• [Plotting code records]
★ ★ ★

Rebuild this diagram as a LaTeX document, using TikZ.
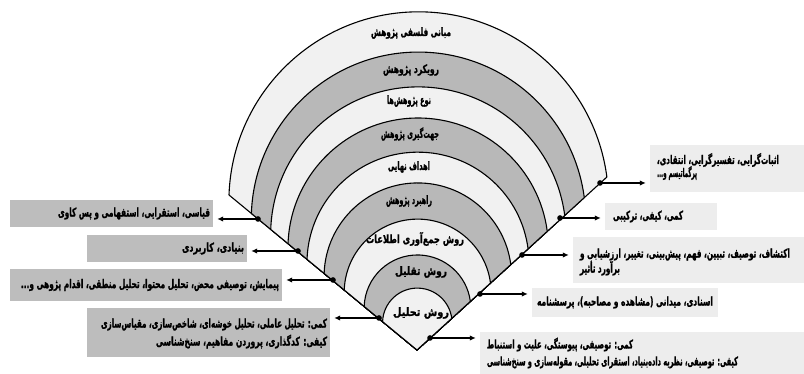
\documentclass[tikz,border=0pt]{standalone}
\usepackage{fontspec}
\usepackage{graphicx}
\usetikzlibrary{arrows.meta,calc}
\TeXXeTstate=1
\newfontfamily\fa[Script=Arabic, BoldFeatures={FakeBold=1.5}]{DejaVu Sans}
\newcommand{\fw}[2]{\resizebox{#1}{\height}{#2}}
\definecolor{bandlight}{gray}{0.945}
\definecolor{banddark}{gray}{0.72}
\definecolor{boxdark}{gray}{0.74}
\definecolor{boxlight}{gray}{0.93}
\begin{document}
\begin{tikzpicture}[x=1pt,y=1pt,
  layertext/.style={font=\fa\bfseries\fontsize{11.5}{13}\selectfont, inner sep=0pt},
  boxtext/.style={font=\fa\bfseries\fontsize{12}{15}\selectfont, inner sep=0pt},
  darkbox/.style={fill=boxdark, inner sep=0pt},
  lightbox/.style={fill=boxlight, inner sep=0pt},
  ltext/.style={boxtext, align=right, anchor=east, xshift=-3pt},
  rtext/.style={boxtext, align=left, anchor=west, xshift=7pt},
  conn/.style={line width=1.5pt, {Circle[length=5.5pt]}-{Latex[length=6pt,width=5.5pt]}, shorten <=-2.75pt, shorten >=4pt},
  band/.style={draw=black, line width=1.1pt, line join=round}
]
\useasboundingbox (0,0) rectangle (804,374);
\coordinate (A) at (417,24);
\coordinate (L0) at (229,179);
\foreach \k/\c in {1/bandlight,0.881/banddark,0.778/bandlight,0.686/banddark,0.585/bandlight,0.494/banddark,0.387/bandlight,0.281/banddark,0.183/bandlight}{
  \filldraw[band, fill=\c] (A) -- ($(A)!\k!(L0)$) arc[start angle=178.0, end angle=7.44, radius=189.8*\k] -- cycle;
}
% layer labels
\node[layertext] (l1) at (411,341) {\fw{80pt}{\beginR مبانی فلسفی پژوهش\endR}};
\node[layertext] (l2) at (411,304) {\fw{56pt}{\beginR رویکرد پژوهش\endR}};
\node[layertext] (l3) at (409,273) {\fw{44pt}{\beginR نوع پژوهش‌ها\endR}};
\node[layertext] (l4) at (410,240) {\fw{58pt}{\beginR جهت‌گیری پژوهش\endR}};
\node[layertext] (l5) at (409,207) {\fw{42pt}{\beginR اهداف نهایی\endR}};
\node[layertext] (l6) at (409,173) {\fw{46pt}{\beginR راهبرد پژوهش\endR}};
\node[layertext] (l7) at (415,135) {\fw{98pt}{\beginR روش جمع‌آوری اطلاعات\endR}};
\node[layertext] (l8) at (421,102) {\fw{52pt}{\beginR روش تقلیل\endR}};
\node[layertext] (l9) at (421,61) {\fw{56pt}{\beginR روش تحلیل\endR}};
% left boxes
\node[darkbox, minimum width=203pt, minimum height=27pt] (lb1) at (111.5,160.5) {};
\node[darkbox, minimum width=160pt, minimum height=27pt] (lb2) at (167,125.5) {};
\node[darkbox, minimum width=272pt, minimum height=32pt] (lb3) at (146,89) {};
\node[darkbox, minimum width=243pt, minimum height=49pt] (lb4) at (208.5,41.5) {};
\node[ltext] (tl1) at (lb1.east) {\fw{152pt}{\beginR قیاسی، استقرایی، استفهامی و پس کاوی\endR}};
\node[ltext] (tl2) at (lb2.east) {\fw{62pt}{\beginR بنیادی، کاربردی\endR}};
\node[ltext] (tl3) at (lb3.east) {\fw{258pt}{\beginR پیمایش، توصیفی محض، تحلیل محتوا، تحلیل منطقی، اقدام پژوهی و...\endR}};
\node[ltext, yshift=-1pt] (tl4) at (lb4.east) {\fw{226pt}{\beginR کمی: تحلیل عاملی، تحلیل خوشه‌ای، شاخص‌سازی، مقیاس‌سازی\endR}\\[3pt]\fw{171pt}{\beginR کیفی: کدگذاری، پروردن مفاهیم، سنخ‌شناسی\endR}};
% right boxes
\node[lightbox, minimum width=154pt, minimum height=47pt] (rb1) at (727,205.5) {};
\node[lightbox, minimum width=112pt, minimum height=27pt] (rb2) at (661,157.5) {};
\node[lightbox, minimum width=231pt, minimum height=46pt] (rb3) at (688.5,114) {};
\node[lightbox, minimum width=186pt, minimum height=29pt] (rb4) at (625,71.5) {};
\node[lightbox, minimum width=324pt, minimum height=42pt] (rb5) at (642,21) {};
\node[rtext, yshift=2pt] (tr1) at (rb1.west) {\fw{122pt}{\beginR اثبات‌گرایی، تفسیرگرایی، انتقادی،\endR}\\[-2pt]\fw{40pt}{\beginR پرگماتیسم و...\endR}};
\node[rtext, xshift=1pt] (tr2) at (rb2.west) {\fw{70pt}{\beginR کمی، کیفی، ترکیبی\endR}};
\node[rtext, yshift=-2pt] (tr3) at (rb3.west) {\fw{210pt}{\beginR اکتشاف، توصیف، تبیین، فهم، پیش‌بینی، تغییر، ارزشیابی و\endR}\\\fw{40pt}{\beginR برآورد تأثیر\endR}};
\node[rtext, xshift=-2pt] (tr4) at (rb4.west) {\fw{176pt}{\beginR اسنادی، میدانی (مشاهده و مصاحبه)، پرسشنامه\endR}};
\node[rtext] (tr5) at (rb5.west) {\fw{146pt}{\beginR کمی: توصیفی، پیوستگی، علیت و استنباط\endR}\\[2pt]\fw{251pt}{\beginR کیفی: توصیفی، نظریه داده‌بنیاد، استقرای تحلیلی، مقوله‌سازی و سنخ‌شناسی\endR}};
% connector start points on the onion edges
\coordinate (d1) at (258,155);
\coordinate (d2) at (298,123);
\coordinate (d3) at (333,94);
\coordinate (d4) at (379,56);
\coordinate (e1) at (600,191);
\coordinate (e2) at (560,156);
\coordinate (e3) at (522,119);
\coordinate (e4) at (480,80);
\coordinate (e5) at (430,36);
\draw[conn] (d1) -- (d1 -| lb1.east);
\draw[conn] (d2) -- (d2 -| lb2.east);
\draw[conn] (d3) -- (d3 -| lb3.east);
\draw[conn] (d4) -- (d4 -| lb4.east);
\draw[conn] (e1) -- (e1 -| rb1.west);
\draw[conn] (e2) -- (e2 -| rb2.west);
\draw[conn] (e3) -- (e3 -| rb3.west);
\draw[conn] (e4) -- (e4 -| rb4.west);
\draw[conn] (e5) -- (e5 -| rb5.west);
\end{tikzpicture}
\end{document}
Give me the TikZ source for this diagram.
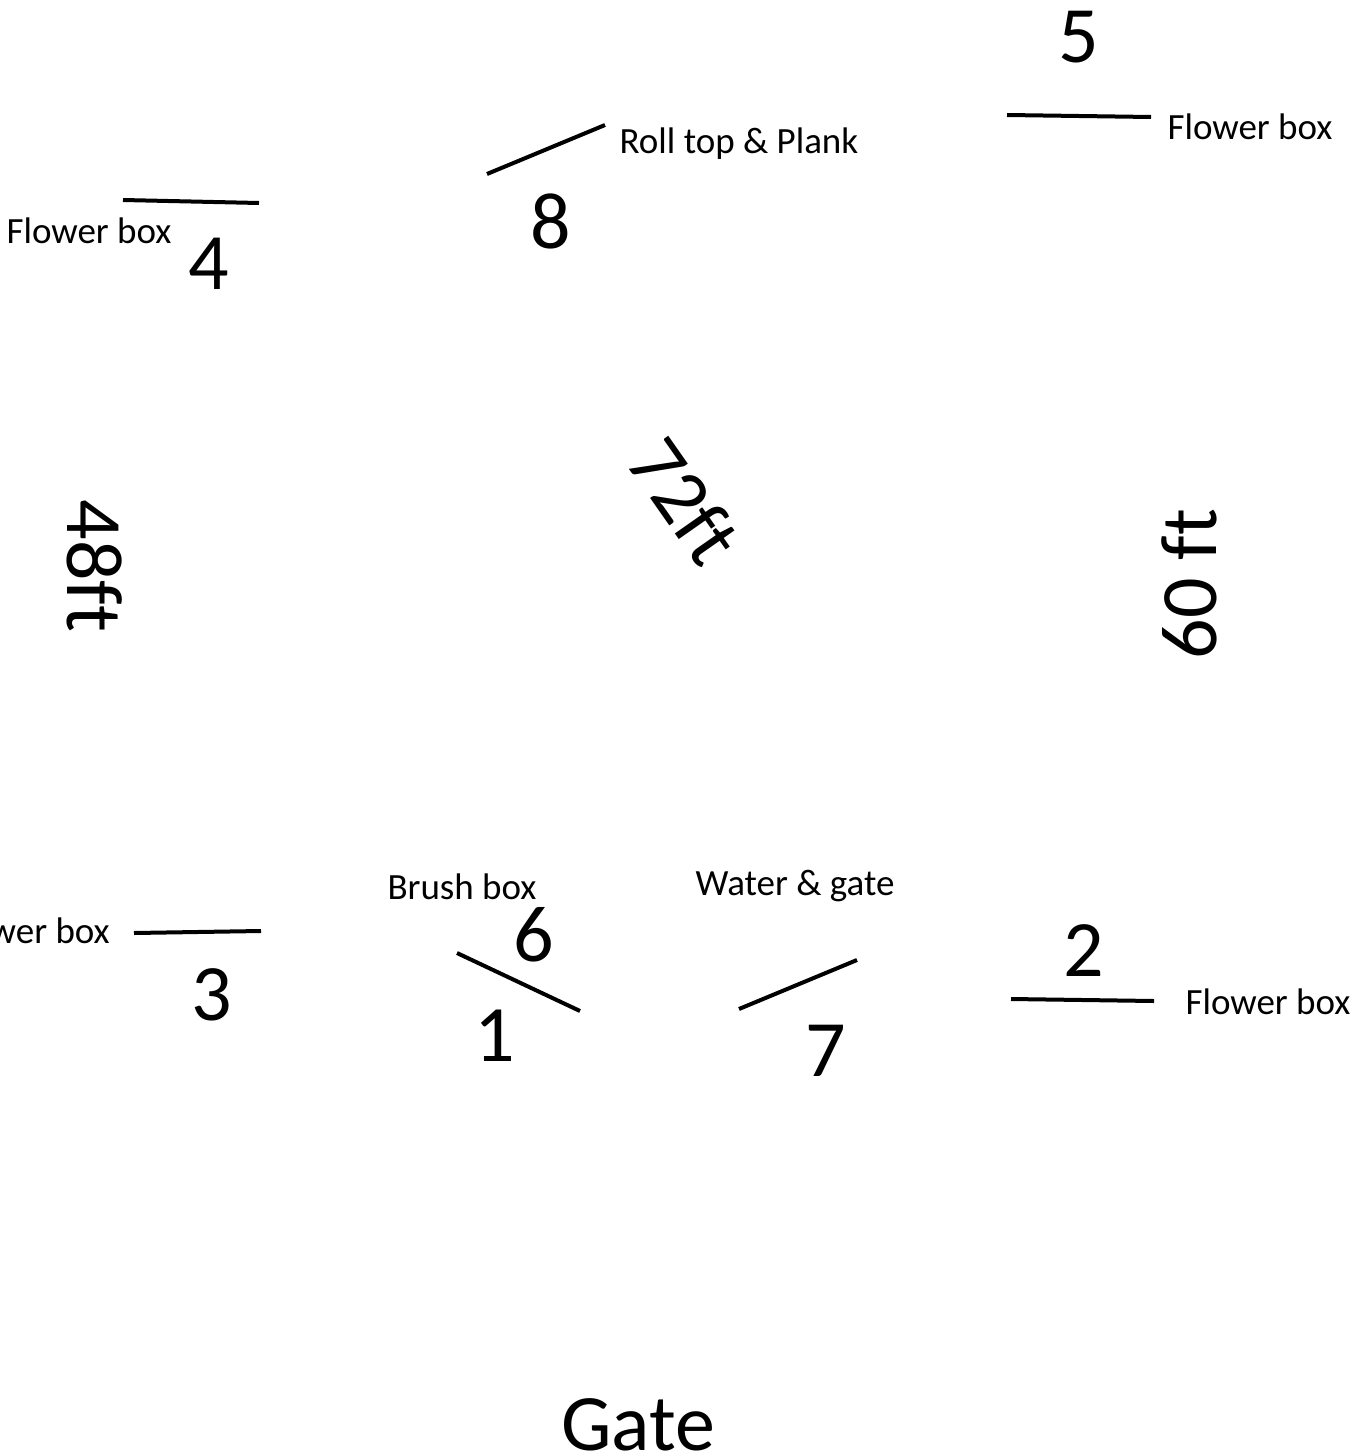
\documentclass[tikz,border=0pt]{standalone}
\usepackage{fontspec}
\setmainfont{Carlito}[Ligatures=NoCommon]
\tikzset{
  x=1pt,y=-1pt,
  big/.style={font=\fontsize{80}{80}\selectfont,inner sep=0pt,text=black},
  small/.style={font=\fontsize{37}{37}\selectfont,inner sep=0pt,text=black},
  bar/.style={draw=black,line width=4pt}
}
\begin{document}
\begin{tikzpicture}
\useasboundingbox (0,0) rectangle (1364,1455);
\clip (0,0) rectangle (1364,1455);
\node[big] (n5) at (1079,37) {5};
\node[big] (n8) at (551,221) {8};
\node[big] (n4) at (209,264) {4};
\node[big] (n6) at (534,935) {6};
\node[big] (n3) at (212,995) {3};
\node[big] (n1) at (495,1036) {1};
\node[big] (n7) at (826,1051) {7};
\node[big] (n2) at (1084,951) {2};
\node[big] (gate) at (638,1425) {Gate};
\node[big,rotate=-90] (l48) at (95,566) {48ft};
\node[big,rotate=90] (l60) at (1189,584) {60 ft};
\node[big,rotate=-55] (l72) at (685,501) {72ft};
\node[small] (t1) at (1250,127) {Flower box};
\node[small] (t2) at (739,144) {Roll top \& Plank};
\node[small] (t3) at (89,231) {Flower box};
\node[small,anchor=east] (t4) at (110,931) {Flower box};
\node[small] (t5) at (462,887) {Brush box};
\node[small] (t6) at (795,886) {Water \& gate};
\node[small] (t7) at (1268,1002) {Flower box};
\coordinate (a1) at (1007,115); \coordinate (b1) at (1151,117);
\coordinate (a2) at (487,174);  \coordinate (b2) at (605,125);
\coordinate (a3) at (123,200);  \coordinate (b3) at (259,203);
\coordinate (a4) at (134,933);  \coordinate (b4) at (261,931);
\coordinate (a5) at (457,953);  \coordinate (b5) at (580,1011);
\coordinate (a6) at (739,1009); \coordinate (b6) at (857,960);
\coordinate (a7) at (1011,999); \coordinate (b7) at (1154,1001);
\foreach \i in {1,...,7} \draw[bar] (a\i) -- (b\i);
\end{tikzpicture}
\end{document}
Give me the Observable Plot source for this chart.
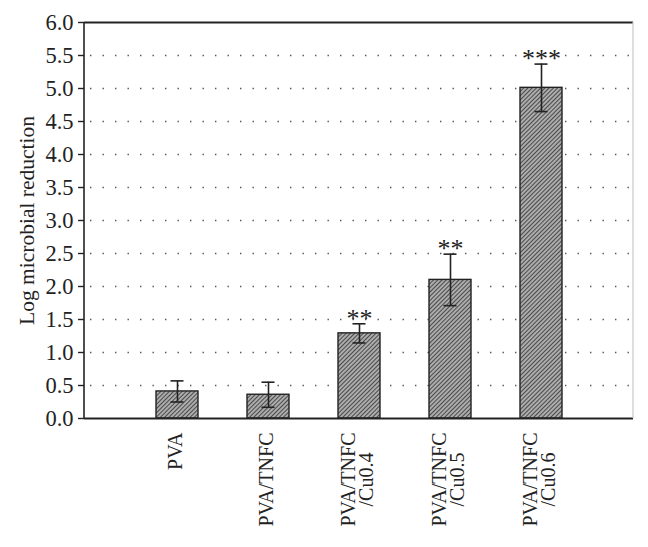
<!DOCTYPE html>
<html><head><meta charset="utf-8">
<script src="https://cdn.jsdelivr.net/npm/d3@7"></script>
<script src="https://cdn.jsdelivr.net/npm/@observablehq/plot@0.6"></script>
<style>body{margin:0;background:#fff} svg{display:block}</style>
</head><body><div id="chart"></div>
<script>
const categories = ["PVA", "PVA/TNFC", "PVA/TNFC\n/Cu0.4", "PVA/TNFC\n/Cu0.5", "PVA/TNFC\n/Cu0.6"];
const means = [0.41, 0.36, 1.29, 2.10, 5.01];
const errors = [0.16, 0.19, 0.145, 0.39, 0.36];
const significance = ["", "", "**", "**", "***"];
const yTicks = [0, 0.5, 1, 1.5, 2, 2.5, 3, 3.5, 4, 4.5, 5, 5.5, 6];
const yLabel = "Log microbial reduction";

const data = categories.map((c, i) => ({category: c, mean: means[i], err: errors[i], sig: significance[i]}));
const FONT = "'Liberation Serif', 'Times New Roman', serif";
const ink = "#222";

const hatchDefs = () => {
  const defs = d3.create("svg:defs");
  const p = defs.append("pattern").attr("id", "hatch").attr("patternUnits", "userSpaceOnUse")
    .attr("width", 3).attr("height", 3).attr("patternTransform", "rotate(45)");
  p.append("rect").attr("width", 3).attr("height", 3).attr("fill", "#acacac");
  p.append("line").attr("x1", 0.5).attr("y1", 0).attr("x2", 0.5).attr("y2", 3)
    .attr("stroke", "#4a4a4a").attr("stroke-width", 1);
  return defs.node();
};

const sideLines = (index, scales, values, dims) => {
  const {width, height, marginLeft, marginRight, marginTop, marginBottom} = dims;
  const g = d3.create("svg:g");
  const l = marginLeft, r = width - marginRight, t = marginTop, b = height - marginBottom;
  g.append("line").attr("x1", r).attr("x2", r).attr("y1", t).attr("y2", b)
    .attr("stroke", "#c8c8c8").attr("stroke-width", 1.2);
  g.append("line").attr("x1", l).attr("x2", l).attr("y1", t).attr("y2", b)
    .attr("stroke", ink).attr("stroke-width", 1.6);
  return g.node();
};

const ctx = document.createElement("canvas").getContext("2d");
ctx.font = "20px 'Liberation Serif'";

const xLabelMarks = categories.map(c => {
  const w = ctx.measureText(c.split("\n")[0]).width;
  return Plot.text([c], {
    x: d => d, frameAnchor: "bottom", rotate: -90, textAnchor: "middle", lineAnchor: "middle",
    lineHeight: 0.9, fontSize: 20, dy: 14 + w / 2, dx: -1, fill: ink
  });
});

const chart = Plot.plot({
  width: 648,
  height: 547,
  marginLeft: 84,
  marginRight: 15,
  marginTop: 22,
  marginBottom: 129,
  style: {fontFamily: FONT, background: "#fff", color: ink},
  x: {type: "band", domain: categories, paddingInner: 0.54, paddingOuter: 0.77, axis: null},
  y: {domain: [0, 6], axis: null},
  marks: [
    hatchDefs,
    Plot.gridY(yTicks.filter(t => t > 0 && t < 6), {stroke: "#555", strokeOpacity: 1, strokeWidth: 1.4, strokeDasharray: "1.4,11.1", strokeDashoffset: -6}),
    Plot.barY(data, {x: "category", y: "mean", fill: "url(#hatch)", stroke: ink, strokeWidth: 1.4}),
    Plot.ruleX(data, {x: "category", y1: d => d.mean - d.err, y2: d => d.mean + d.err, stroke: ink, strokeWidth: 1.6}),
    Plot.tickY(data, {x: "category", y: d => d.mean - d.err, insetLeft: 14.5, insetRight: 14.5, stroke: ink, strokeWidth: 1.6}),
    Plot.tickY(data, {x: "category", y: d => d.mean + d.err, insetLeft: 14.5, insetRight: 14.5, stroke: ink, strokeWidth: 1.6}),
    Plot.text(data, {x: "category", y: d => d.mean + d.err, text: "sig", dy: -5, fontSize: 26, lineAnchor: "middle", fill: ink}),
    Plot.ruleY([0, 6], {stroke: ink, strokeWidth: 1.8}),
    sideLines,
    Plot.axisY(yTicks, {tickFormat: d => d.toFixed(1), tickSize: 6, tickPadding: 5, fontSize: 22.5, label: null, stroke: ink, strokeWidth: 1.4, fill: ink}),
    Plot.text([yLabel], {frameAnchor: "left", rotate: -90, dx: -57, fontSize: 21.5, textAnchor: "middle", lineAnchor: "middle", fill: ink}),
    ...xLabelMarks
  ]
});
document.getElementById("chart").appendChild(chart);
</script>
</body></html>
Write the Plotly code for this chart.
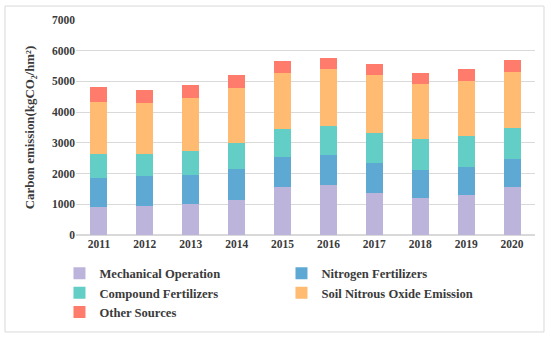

★ ★ ★

• [WRITTEN EXERCISE]
Extract all lines containing the word "this".

• [ANSWER TO THE EXERCISE]
Rebuild this diagram as a LaTeX document, using TikZ.
Give me the TikZ source for this diagram.
Give me the Observable Plot source for this chart.
Write the Plotly code for this chart.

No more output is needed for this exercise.